↓
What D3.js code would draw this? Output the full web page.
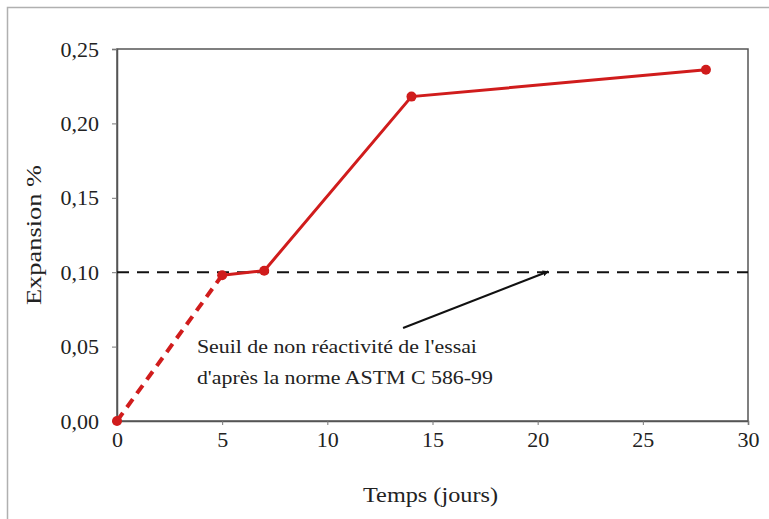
<!DOCTYPE html>
<html><head><meta charset="utf-8">
<script src="https://cdn.jsdelivr.net/npm/d3@7"></script>
<style>body{margin:0;background:#fff}svg{display:block}</style>
</head><body>
<script>
const days = [0, 5, 7, 14, 28];
const expansion = [0.0, 0.098, 0.101, 0.218, 0.236];
const xTicks = [0, 5, 10, 15, 20, 25, 30];
const yTicks = [0, 0.05, 0.10, 0.15, 0.20, 0.25];
const threshold = 0.10;
const noteLines = ["Seuil de non réactivité de l'essai", "d'après la norme ASTM C 586-99"];
const noteWidths = [280, 296];
const notePos = [3.8, 0.046];
const arrowFrom = [13.6, 0.0625];
const arrowTo = [20.5, 0.1005];
const xTitle = "Temps (jours)";
const yTitle = "Expansion %";

const W = 769, H = 519;
const m = {left:117, right:W-748, top:49, bottom:H-421};
const font = "'Liberation Serif', 'Times New Roman', serif";
const svg = d3.select("body").append("svg").attr("width", W).attr("height", H);

svg.append("rect").attr("x",7.5).attr("y",7.5).attr("width",W+10).attr("height",H+10)
  .attr("fill","#fff").attr("stroke","#b0b0b0").attr("stroke-width",1.5);

const x = d3.scaleLinear().domain([0,30]).range([m.left, W-m.right]);
const y = d3.scaleLinear().domain([0,0.25]).range([H-m.bottom, m.top]);

svg.append("rect").attr("x",x(0)).attr("y",y(0.25)).attr("width",x(30)-x(0)).attr("height",y(0)-y(0.25))
  .attr("fill","none").attr("stroke","#555").attr("stroke-width",1.5);

const fmt = d => d3.format(".2f")(d).replace(".", ",");
const ya = svg.append("g").attr("transform",`translate(${x(0)},0)`)
  .call(d3.axisLeft(y).tickValues(yTicks).tickFormat(fmt).tickSize(5).tickPadding(13));
const xa = svg.append("g").attr("transform",`translate(0,${y(0)})`)
  .call(d3.axisBottom(x).tickValues(xTicks).tickSize(4).tickPadding(6));
[ya, xa].forEach(a => {
  a.select(".domain").attr("stroke","#555").attr("stroke-width",1.5);
  a.selectAll(".tick line").attr("stroke","#777");
  a.selectAll("text").attr("font-family",font).attr("font-size",22).attr("fill","#222");
});

svg.append("line").attr("x1",x(0)).attr("x2",x(30)).attr("y1",y(threshold)).attr("y2",y(threshold))
  .attr("stroke","#111").attr("stroke-width",2).attr("stroke-dasharray","12,8");

const line = d3.line().x(d=>x(d[0])).y(d=>y(d[1]));
const pts = days.map((d,i)=>[d, expansion[i]]);
const red = "#d01c1c";
svg.append("path").datum(pts.slice(0,2)).attr("d",line).attr("fill","none")
  .attr("stroke",red).attr("stroke-width",4).attr("stroke-dasharray","10,7");
svg.append("path").datum(pts.slice(1)).attr("d",line).attr("fill","none")
  .attr("stroke",red).attr("stroke-width",3);
svg.selectAll("circle.pt").data(pts).enter().append("circle")
  .attr("cx",d=>x(d[0])).attr("cy",d=>y(d[1])).attr("r",5).attr("fill",red);

svg.append("defs").append("marker").attr("id","ah").attr("viewBox","0 0 10 10")
  .attr("refX",9).attr("refY",5).attr("markerWidth",3).attr("markerHeight",3).attr("orient","auto")
  .append("path").attr("d","M0,0L10,5L0,10z").attr("fill","#111");
svg.append("line").attr("x1",x(arrowFrom[0])).attr("y1",y(arrowFrom[1]))
  .attr("x2",x(arrowTo[0])).attr("y2",y(arrowTo[1]))
  .attr("stroke","#111").attr("stroke-width",2).attr("marker-end","url(#ah)");
noteLines.forEach((t,i)=>svg.append("text").attr("font-family",font).attr("font-size",19).attr("fill","#222")
  .attr("x",x(notePos[0])).attr("y",y(notePos[1])+i*31)
  .attr("textLength",noteWidths[i]).attr("lengthAdjust","spacingAndGlyphs").text(t));

svg.append("text").attr("x",(x(0)+x(30))/2-2).attr("y",502).attr("text-anchor","middle")
  .attr("font-family",font).attr("font-size",22).attr("fill","#222")
  .attr("textLength",135).attr("lengthAdjust","spacingAndGlyphs").text(xTitle);
svg.append("text").attr("transform",`translate(41,${(y(0)+y(0.25))/2}) rotate(-90)`)
  .attr("text-anchor","middle").attr("font-family",font).attr("font-size",22).attr("fill","#222")
  .attr("textLength",140).attr("lengthAdjust","spacingAndGlyphs").text(yTitle);
</script>
</body></html>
↑
# [SHORT PROBLEM]
Output a faithful copy of the data, with each picture left out.

# [TASK RESPONSE]
What D3.js code would draw this? Output the full web page.
<!DOCTYPE html>
<html><head><meta charset="utf-8">
<script src="https://cdn.jsdelivr.net/npm/d3@7"></script>
<style>body{margin:0;background:#fff}svg{display:block}</style>
</head><body>
<script>
const days = [0, 5, 7, 14, 28];
const expansion = [0.0, 0.098, 0.101, 0.218, 0.236];
const xTicks = [0, 5, 10, 15, 20, 25, 30];
const yTicks = [0, 0.05, 0.10, 0.15, 0.20, 0.25];
const threshold = 0.10;
const noteLines = ["Seuil de non réactivité de l'essai", "d'après la norme ASTM C 586-99"];
const noteWidths = [280, 296];
const notePos = [3.8, 0.046];
const arrowFrom = [13.6, 0.0625];
const arrowTo = [20.5, 0.1005];
const xTitle = "Temps (jours)";
const yTitle = "Expansion %";

const W = 769, H = 519;
const m = {left:117, right:W-748, top:49, bottom:H-421};
const font = "'Liberation Serif', 'Times New Roman', serif";
const svg = d3.select("body").append("svg").attr("width", W).attr("height", H);

svg.append("rect").attr("x",7.5).attr("y",7.5).attr("width",W+10).attr("height",H+10)
  .attr("fill","#fff").attr("stroke","#b0b0b0").attr("stroke-width",1.5);

const x = d3.scaleLinear().domain([0,30]).range([m.left, W-m.right]);
const y = d3.scaleLinear().domain([0,0.25]).range([H-m.bottom, m.top]);

svg.append("rect").attr("x",x(0)).attr("y",y(0.25)).attr("width",x(30)-x(0)).attr("height",y(0)-y(0.25))
  .attr("fill","none").attr("stroke","#555").attr("stroke-width",1.5);

const fmt = d => d3.format(".2f")(d).replace(".", ",");
const ya = svg.append("g").attr("transform",`translate(${x(0)},0)`)
  .call(d3.axisLeft(y).tickValues(yTicks).tickFormat(fmt).tickSize(5).tickPadding(13));
const xa = svg.append("g").attr("transform",`translate(0,${y(0)})`)
  .call(d3.axisBottom(x).tickValues(xTicks).tickSize(4).tickPadding(6));
[ya, xa].forEach(a => {
  a.select(".domain").attr("stroke","#555").attr("stroke-width",1.5);
  a.selectAll(".tick line").attr("stroke","#777");
  a.selectAll("text").attr("font-family",font).attr("font-size",22).attr("fill","#222");
});

svg.append("line").attr("x1",x(0)).attr("x2",x(30)).attr("y1",y(threshold)).attr("y2",y(threshold))
  .attr("stroke","#111").attr("stroke-width",2).attr("stroke-dasharray","12,8");

const line = d3.line().x(d=>x(d[0])).y(d=>y(d[1]));
const pts = days.map((d,i)=>[d, expansion[i]]);
const red = "#d01c1c";
svg.append("path").datum(pts.slice(0,2)).attr("d",line).attr("fill","none")
  .attr("stroke",red).attr("stroke-width",4).attr("stroke-dasharray","10,7");
svg.append("path").datum(pts.slice(1)).attr("d",line).attr("fill","none")
  .attr("stroke",red).attr("stroke-width",3);
svg.selectAll("circle.pt").data(pts).enter().append("circle")
  .attr("cx",d=>x(d[0])).attr("cy",d=>y(d[1])).attr("r",5).attr("fill",red);

svg.append("defs").append("marker").attr("id","ah").attr("viewBox","0 0 10 10")
  .attr("refX",9).attr("refY",5).attr("markerWidth",3).attr("markerHeight",3).attr("orient","auto")
  .append("path").attr("d","M0,0L10,5L0,10z").attr("fill","#111");
svg.append("line").attr("x1",x(arrowFrom[0])).attr("y1",y(arrowFrom[1]))
  .attr("x2",x(arrowTo[0])).attr("y2",y(arrowTo[1]))
  .attr("stroke","#111").attr("stroke-width",2).attr("marker-end","url(#ah)");
noteLines.forEach((t,i)=>svg.append("text").attr("font-family",font).attr("font-size",19).attr("fill","#222")
  .attr("x",x(notePos[0])).attr("y",y(notePos[1])+i*31)
  .attr("textLength",noteWidths[i]).attr("lengthAdjust","spacingAndGlyphs").text(t));

svg.append("text").attr("x",(x(0)+x(30))/2-2).attr("y",502).attr("text-anchor","middle")
  .attr("font-family",font).attr("font-size",22).attr("fill","#222")
  .attr("textLength",135).attr("lengthAdjust","spacingAndGlyphs").text(xTitle);
svg.append("text").attr("transform",`translate(41,${(y(0)+y(0.25))/2}) rotate(-90)`)
  .attr("text-anchor","middle").attr("font-family",font).attr("font-size",22).attr("fill","#222")
  .attr("textLength",140).attr("lengthAdjust","spacingAndGlyphs").text(yTitle);
</script>
</body></html>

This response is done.